Sen. Tommy Tuberville, R-Ala., conducts a news conference in the senate subway to propose a vote on the January 6th commission today and delay the Endless Frontier Act and the Innovation and Competition Act until June, on Friday, May 28, 2021.
Tom Williams | CQ-Roll Call, Inc. | Getty Images
Tuberville’s three separate purchases of Alibaba shares valued at as much as $300,000 in total were made less than five months after the Republican’s spokeswoman told CNBC that in mid-2000 that he had ordered his financial advisors to sell off a small stake in Alibaba stock after becoming aware it was in his portfolio.
That previous sale of shares then valued at less than $5,000 occurred when the former Auburn University football coach was running for the Senate seat.
Tuberville was revealed in July as having violated a federal financial transparency law, the STOCK Act, by failing to file disclosures of about 130 stock and stock options trades from January 2021 through May 2021 within a 45-day deadline.
The sale of the put options — which would give their holders the right to sell Alibaba at a share price of $230 by Sept. 19 — was valued at $15,001 to $50,000. That sale occurred months after the divestment in Alibaba shares that his spokeswoman had described.
His spokeswoman at the time said Tuberville had not even known about the trades because they had been handled by his financial advisors.
On Wednesday, the spokeswoman again pointed to those advisors when asked about his recent Alibaba stock purchases.
“Senator Tuberville has long had financial advisors who actively manage his portfolio without his day-to-day involvement,” she said in an email.
When asked if Tuberville now plans to tell those advisors to not trade in the shares of Alibaba or other Chinese companies given his criticism of China, the spokeswoman said, “Of course.”
In his financial disclosure filed Wednesday, Tuberville said he had bought Alibaba Group Holding Limited American Depositary shares valued at between $50,001 and $100,000 on Dec. 14.
The next day, he bought Alibaba shares valued in the same value range, according to the disclosure, which allows lawmakers to report transactions in ranges, instead of in exact amounts.
On Dec. 21, Tuberville bought Alibaba shares valued at between $15,001 and $50,000, the disclosure says.
The senator then on Dec. 23 did what was described as a “partial” sale of Alibaba stock, valued at between $50,001 and $100,00, according to the form.

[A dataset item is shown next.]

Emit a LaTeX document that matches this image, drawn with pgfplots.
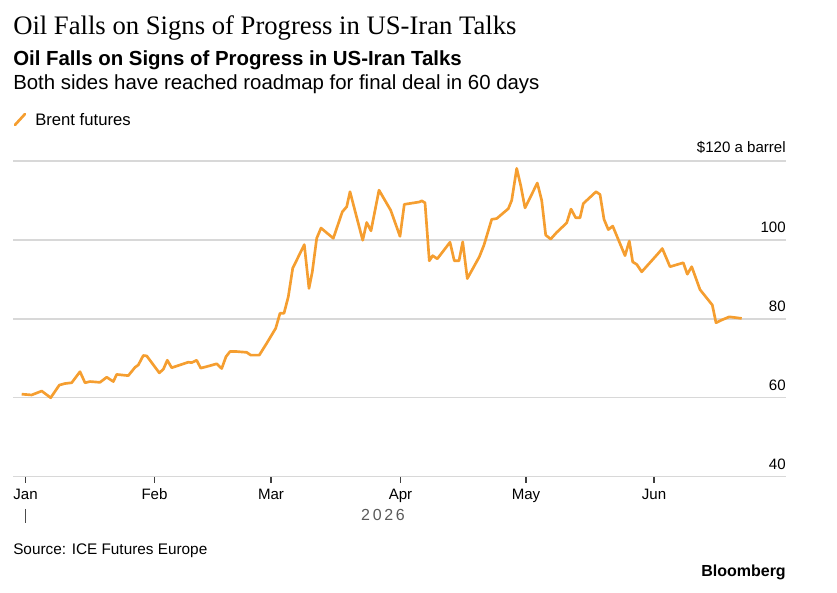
\documentclass[border=0pt]{standalone}
\usepackage{pgfplots}
\pgfplotsset{compat=1.18}
\usepackage{fontspec}
\setmainfont{Liberation Sans}
\newfontfamily\titlefont{Liberation Serif}
\definecolor{brent}{RGB}{245,158,48}
\definecolor{gridc}{RGB}{216,216,216}
\definecolor{yeargray}{RGB}{90,90,90}

\pgfplotstableread{
px val
21.7 60.9
31.7 60.7
41.7 61.7
50.7 60.0
59.3 63.2
65.0 63.6
71.7 63.8
80.0 66.6
85.0 63.8
90.0 64.1
100.0 63.9
106.7 65.2
113.3 64.1
116.7 65.9
128.3 65.6
135.0 67.7
138.3 68.3
143.3 70.7
146.7 70.6
159.3 66.3
163.3 67.2
167.3 69.5
171.7 67.6
180.0 68.3
188.3 69.0
191.7 68.9
196.7 69.5
200.7 67.5
208.3 68.0
216.7 68.6
221.7 67.4
226.0 70.4
230.0 71.7
236.7 71.7
246.7 71.5
250.7 70.8
259.3 70.8
266.7 73.8
275.7 77.6
280.0 81.4
284.0 81.4
288.3 85.6
292.7 92.8
304.3 98.8
309.0 87.7
312.3 91.9
316.7 100.4
321.0 103.0
333.3 100.4
342.3 107.1
346.7 108.4
350.0 112.2
362.7 99.9
366.7 104.4
371.0 102.3
379.0 112.6
390.7 107.5
400.0 100.9
404.3 109.0
419.3 109.6
421.7 109.9
425.0 109.4
429.3 94.7
432.7 96.0
437.3 95.2
450.0 99.4
454.3 94.7
459.0 94.7
462.7 99.5
467.3 90.2
479.3 95.7
484.0 98.7
491.7 105.2
496.7 105.4
508.3 107.9
511.7 110.0
516.7 118.1
520.7 113.8
525.0 108.1
537.3 114.4
541.7 110.0
545.7 101.2
550.7 100.2
556.7 101.9
566.7 104.3
571.0 107.8
575.7 105.6
580.0 105.6
583.3 109.2
596.0 112.2
600.0 111.5
604.0 105.2
608.3 102.6
612.7 103.5
625.0 96.0
629.3 99.7
632.7 94.4
636.7 93.8
641.7 91.9
658.3 96.6
662.3 97.8
670.0 93.2
683.3 94.2
687.3 91.3
691.7 93.2
700.0 87.4
712.3 83.5
716.0 79.0
721.7 79.7
729.3 80.5
741.7 80.1
}\brent

\begin{document}
\begin{tikzpicture}
\begin{axis}[
  scale only axis,
  width=579.75pt, height=236.8pt,
  xmin=13, xmax=786, ymin=40, ymax=120,
  axis line style={draw=none},
  ytick={40,60,80,100,120},
  yticklabels={40,60,80,100,\$120 a barrel},
  ymajorgrids,
  grid style={draw=gridc, line width=1.1pt},
  major y tick style={draw=none},
  yticklabel pos=right,
  yticklabel style={anchor=south east, inner sep=0pt, xshift=-4.5pt, yshift=5pt, font=\fontsize{11.3}{13}\selectfont},
  xtick={25.5,154.5,271,400.5,526,654},
  xticklabels={Jan,Feb,Mar,Apr,May,Jun},
  xtick pos=bottom,
  tick align=outside,
  major x tick style={draw=black!75, line width=0.8pt},
  major tick length=4.5pt,
  xticklabel style={font=\fontsize{11.3}{13}\selectfont, yshift=-1pt},
  /pgf/number format/assume math mode=true,
  clip=false,
]
\addplot[brent, line width=2pt, line join=round] table[x=px, y=val] {\brent};
\end{axis}
% titles
\node[anchor=west, inner sep=0pt] at (0pt,336.5pt) {\titlefont\fontsize{20}{24}\selectfont Oil Falls on Signs of Progress in US-Iran Talks};
\node[anchor=west, inner sep=0pt] at (0pt,312.3pt) {\fontsize{15.3}{18}\selectfont\bfseries Oil Falls on Signs of Progress in US-Iran Talks};
\node[anchor=west, inner sep=0pt] at (0pt,294.3pt) {\fontsize{15.3}{18}\selectfont Both sides have reached roadmap for final deal in 60 days};
% legend
\draw[brent, line width=2pt, line cap=round] (1.5pt,263.8pt) -- (9pt,272pt);
\node[anchor=west, inner sep=0pt] at (16.5pt,268.2pt) {\fontsize{12.5}{15}\selectfont Brent futures};
% year marker
\draw[black!70, line width=0.8pt] (9.4pt,-24.2pt) -- (9.4pt,-34.7pt);
\node[inner sep=0pt, text=yeargray] at (277.5pt,-28.7pt) {\fontsize{12}{14}\selectfont 2\,0\,2\,6};
% source and logo
\node[anchor=west, inner sep=0pt] at (0pt,-55.3pt) {\fontsize{11.5}{14}\selectfont Source: ICE Futures Europe};
\node[anchor=east, inner sep=0pt] at (579.75pt,-71.5pt) {\fontsize{12}{14}\selectfont\bfseries Bloomberg};
\pgfresetboundingbox
\path[use as bounding box] (-9.75pt,-86.5pt) rectangle (618pt,357.5pt);
\end{tikzpicture}
\end{document}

The Twitter account belonging to congresstrading.com, which tracks lawmakers’ disclosure filings, notified CNBC of Tuberville’s purchases of Alibaba stock.
Tuberville in June had praised President Joe Biden for issuing an executive order that would allow the United States to prohibit U.S. investments in Chinese companies that the White House said would undermine the security or democratic values of the U.S. and its allies.
In a statement at the time, Tuberville said, “Chinese companies routinely violate U.S. sanction laws and actively enable the Chinese Communist Party’s military expansion and persecution of religious minorities.”
In May, Tuberville introduced the Prohibiting TSP Investment in China Act, which would permanently ban federal Thrift Savings Plans for retirement from being invested in a Chinese company.